Mientras nuestro compañero chileno nos
contaba cómo mataban en dictadura, el
ESMAD en la ciudad de Bogotá mataba en
democracia a Dilan Cruz. Era el primer
muerto que dejaba el Paro Nacional; un
joven de 18 años que apenas terminaba su
bachillerato y se encontraba allí ejerciendo
su derecho a protestar, derecho que una
bala del ESMAD le arrebató. Recuerdo que la
solidaridad y la rabia nos hizo salir el 26 de
noviembre con una vela blanca en la mano,
al mismo y tan mencionado parque de Prado.
De nuevo, las banderas puestas en el suelo, y
alrededor de ellas sentados estaban jóvenes
con guitarras, maracas y tambores
esperando la señal para irrumpir en el
silencio que dejó la muerte.
Días antes, sobre el ambiente político y social
del Valle de Aburrá y sobre todo del sur de
este, y reunidos bajo el nombre “El Sur Renace” resistían los municipio de Envigado,
Itagüí, Sabaneta, La Estrella y el
corregimiento de San Antonio de Prado en
una sola voz y con las mismas consignas en
su lucha.
Ni la muerte, ni el miedo, ni el aumento de
pie de fuerza, ni los allanamientos, ni las
amenazas lograron menguar lo que con tanta
fuerza se exigía en las calles colombianas.
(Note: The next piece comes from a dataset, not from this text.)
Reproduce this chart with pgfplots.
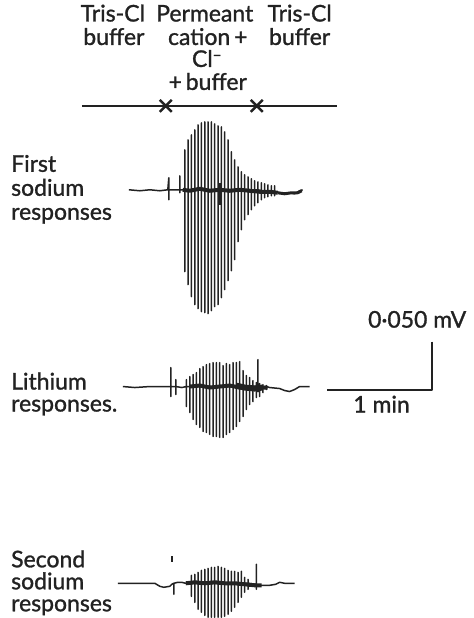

Como efecto inesperado de sus acciones,
ocurrió todo lo contrario. Si la fuerza bruta
de la policía ingresaba a un periódico
independiente a confiscar sus pertenencias,
si amenazaban a un compañero por sus
registros fotográficos, o si mataban a alguno,
la solidaridad era siempre la respuesta, la
solidaridad y la protesta social.
El último día (hasta hoy) que San Antonio de
Prado ocupó sus calles en abierta
inconformidad con el gobierno actual, fue un
seis de diciembre. Una navidad atípica le
llamaron, una en la que el estruendo de las
cucharas contra las cacerolas opacaba el
silbido y el tronar de los voladores
decembrinos; una en la que los gozos y
villancicos se convirtieron en asambleas y
bloqueos.
El seis nos reunimos nuevamente en el
parque de Prado y seguramente alrededor
de las mismas banderas que alguien estuvo
llevando durante estos cinco días. Se
escuchaban los estruendos de las cucharas
contra las ollas, pitos de cornetas y alguien
cantando al ritmo de tambores hechos con
canecas de basura y palos de escoba;
marchamos cada palmo del territorio y
salimos marchando de allí rumbo al centro
comercial Mayorca, el más visitado del sur de
la ciudad, donde sería el encuentro con los
municipios de El Sur Renace.
Cinco días que quizá se olviden es
irónicamente un recuerdo que lucha contra
la fuerza implacable del tiempo y el olvido.
Una reminiscencia cargada de esperanza.